Ilımlı terörizm teorisi, literatürde sınırlı olarak yer almakla birlikte terörün kökenlerine odaklanır ve terörün siyasi, sosyal, ekonomik ve yapısal nedenlerini anlama ve açıklamayı hedefler.
“Agonistik kamu alanı” görüşü hangi siyaset bilimci tarafından benimsenmiştir?
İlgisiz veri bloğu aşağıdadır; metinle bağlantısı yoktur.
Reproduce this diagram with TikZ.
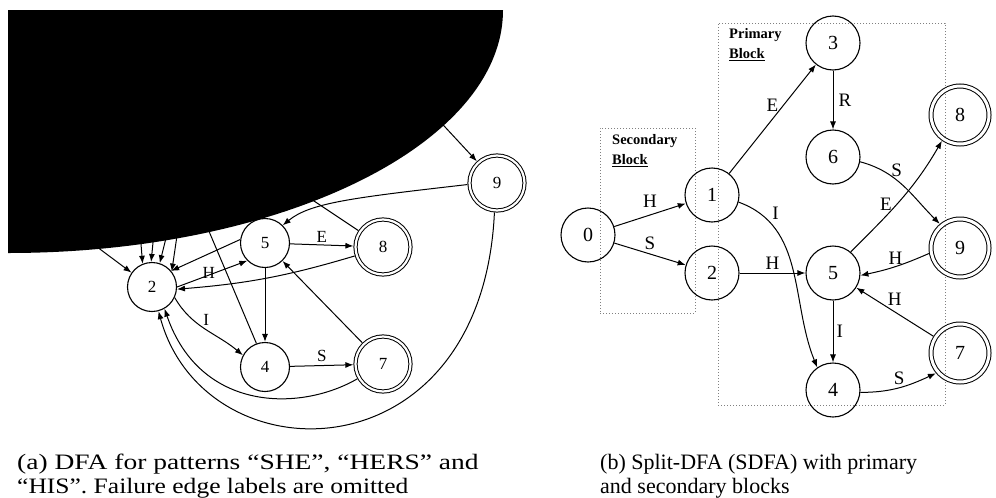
\documentclass[tikz,border=0pt]{standalone}
\usepackage{fontspec}
\setmainfont{Liberation Serif}
\usetikzlibrary{arrows.meta}
\begin{document}
\begin{tikzpicture}[x=1pt,y=1pt,
  every node/.style={inner sep=0pt},
  lst/.style={circle,draw,line width=1.1pt,minimum size=49pt,font=\fontsize{17}{17}\selectfont},
  lacc/.style={circle,draw,double,double distance=2.2pt,line width=1pt,minimum size=55pt,outer sep=2.1pt,font=\fontsize{17}{17}\selectfont},
  rst/.style={circle,draw,line width=1.1pt,minimum size=54pt,font=\fontsize{20}{20}\selectfont},
  racc/.style={circle,draw,double,double distance=3pt,line width=1pt,minimum size=58pt,outer sep=2.5pt,font=\fontsize{20}{20}\selectfont},
  arr/.style={line width=1pt,-{Latex[length=8pt,width=6pt]}},
  plainln/.style={line width=1pt},
  lab/.style={font=\fontsize{17}{17}\selectfont,inner sep=1pt},
  rlab/.style={font=\fontsize{19}{19}\selectfont,inner sep=1pt},
  blockbox/.style={draw=gray,dotted,line width=1pt},
  blocklab/.style={font=\fontsize{14.5}{20}\selectfont\bfseries,align=left,anchor=north west},
  captxt/.style={font=\fontsize{22}{28}\selectfont,anchor=base west}
]
\useasboundingbox (0,0) rectangle (996,-498);

% ---------- (a) ----------
\node[lst]  (L2) at (152,-287) {2};
\node[lst]  (L5) at (265,-243) {5};
\node[lacc] (L8) at (383,-247) {8};
\node[lacc] (L9) at (497,-183) {9};
\node[lst]  (L4) at (265,-367) {4};
\node[lacc] (L7) at (383,-364) {7};

\coordinate (hA) at (420,-100);
\coordinate (hB) at (290,-185);
\coordinate (hC) at (179,-222);
\coordinate (hD) at (85,-238);
\coordinate (hE1) at (140,-232);
\coordinate (hE2) at (154,-232);
\coordinate (hE3) at (168,-230);
\coordinate (hF) at (200,-210);

\draw[arr] (hA) -- (L9);
\draw[plainln] (L8) -- (hB);
\draw[arr] (hC) -- (L2.38);
\draw[arr] (hD) -- (L2.145);
\draw[arr] (hE1) -- (L2.112);
\draw[arr] (hE2) -- (L2.92);
\draw[arr] (hE3) -- (L2.72);
\draw[plainln] (hF) -- (L4.110);

% obscuring blob
\fill[black] (8,-10) -- (503,-10) .. controls (503,-144.2) and (281.4,-253) .. (8,-253) -- cycle;

\draw[arr] (L9.183) .. controls (350,-198) and (310,-203) .. (L5.45);
\draw[arr] (L5) -- node[lab,above=1pt]{E} (L8);
\draw[arr] (L8) to[bend left=6] (L2.-5);
\draw[arr] (L2.0) -- node[lab,above=-5pt,pos=0.45]{H} (L5.225);
\draw[arr] (L5.172) -- (L2.40);
\draw[arr] (L2.-25) to[out=-60,in=140] node[lab,pos=0.45,above right=0pt]{I} (L4.152);
\draw[arr] (L5) -- (L4);
\draw[arr] (L4) -- node[lab,above=2pt]{S} (L7);
\draw[arr] (L7) -- (L5);
\draw[arr] (L7.210) .. controls (300,-412) and (200,-412) .. (L2.-60);
\draw[arr] (L9.-95) .. controls (482,-480) and (205,-480) .. (L2.-75);

% ---------- (b) ----------
\node[blockbox,minimum width=95pt,minimum height=185pt] (secbox) at (647.5,-220.5) {};
\node[blockbox,minimum width=227pt,minimum height=382pt] (pribox) at (831.5,-214) {};
\node[blocklab] (seclab) at (612,-134) {Secondary\\\underline{Block}};
\node[blocklab] (prilab) at (729,-28) {Primary\\\underline{Block}};

\node[rst]  (R0) at (588,-235) {0};
\node[rst]  (R1) at (712,-195) {1};
\node[rst]  (R2) at (712,-273) {2};
\node[rst]  (R3) at (833,-43) {3};
\node[rst]  (R6) at (833,-157) {6};
\node[racc] (R8) at (960,-115) {8};
\node[racc] (R9) at (960,-248) {9};
\node[rst]  (R5) at (833,-273) {5};
\node[racc] (R7) at (960,-353) {7};
\node[rst]  (R4) at (833,-390) {4};

\draw[arr] (R0) -- node[rlab,above=6pt]{H} (R1);
\draw[arr] (R0) -- node[rlab,above=3pt]{S} (R2);
\draw[arr] (R1) -- node[rlab,above=6pt]{E} (R3);
\draw[arr] (R3) -- node[rlab,right=4pt]{R} (R6);
\draw[arr] (R1.-15) to[out=-20,in=112] node[rlab,pos=0.2,above right=1pt]{I} (R4.125);
\draw[arr] (R2) -- node[rlab,above=2pt]{H} (R5);
\draw[arr] (R6.-10) to[out=-15,in=135] node[rlab,pos=0.4,above=2pt]{S} (R9.130);
\draw[arr] (R5.50) to[out=45,in=240] node[rlab,pos=0.45,left=3pt]{E} (R8.235);
\draw[arr] (R9.190) to[bend left=6] node[rlab,above=1pt]{H} (R5.-5);
\draw[arr] (R7) -- node[rlab,above=5pt]{H} (R5);
\draw[arr] (R5) -- node[rlab,right=2pt]{I} (R4);
\draw[arr] (R4.-5) to[out=0,in=205] node[rlab,above=1pt]{S} (R7.220);

% ---------- captions ----------
\node[captxt] (capa1) at (17,-469) {\scalebox{1.25}[1]{(a) DFA for patterns “SHE”, “HERS” and}};
\node[captxt] (capa2) at (17,-493) {\scalebox{1.16}[1]{“HIS”. Failure edge labels are omitted}};
\node[captxt] (capb1) at (600,-469) {(b) Split-DFA (SDFA) with primary};
\node[captxt] (capb2) at (600,-493) {and secondary blocks};
\end{tikzpicture}
\end{document}
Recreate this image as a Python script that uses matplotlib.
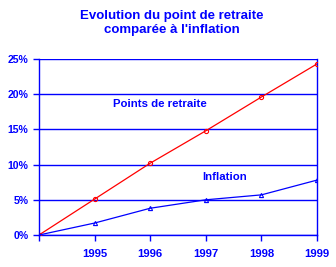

Agonistik kavramı, Cumhuriyet ve sivil yaşamın erdem üzerine oturduğu geleneklerde ortak olan kamu anlayışı için kullanılmaktadır. Arendt’tin de kamusal alan için agonistik görüşü benimsediği görülmektedir. Arendt’in benimsediği yaklaşımda kamusal alan insanların uyum içinde birlikte hareket ettikleri yerde ortaya çıkmaktadır ve homojenleştirilmiş, birbiriyle ayrıştırılmış bireyler toplamını ifade etmemekle birlikte önceden kalıplaştırılmış mekanlara da işaret etmemektedir.
Terör bakış açısı “siyasal amaçlarına ulaşmak için çeşitli şiddet türlerine başvuranlar, eylemlerini meşru görmekte ve genelde kendilerini ‘özgürlük savaşçıları’ olarak tanımlamaktadır” olan yaklaşım hangisidir?
Şiddet yanlısı muhaliflerin yaklaşımı: Siyasal amaçlarına ulaşmak için çeşitli şiddet türlerine başvuranlar, eylemlerini meşru görmekte ve genelde kendilerini ‘özgürlük savaşçıları’ olarak tanımlamaktadır. Bu yaklaşım şiddeti meşrulaştırma amacı taşımakta, şiddet ve terörü suç kategorisinden çıkarmayı hedeflemektedir.
Aşağıdakilerden hangisi Ziya Gökalp’ten sonra uzun yıllar Türkiye’de din sosyolojisi çalışmalarının yapılamamasının nedenlerinden değildir?
Ziya Gökalp'den sonra, uzun yıllar din sosyolojisi çalışmaları yapılamamıştır. Pozitivizm etkisiyle siyasi yapılanmanın bu anlayışa göre şekillenme çabaları, din (İslam) üzerine çalışmalarda bir kırılmanın yaşanmasına neden olmuştur. İslam özelinde din görmezden gelinmiş, pozitivist-evrimci anlayış politik kaygılarla birleşince dinden uzak durulmaya çalışılmıştır. Bu dönemde Türkiye'de din sosyolojisinin Comte-Durkheim sosyoloji çizgisini sürdürmesi onu bu dar alana sıkıştırmış, ayrıca dinlerin artık dönemlerini kapadığı varsayımı da din araştırmalarını durma noktasına getirmiştir. Halbuki aynı dönemlerde Weber'in din sosyolojisi anlayışını sürdüren Batılı din sosyologlarının “anlayıcı sosyoloji” çerçevesinde önemli ve gittikçe artan çalışmalarla yeni açılımlar/kuramlar geliştirdikleri bilinmektedir.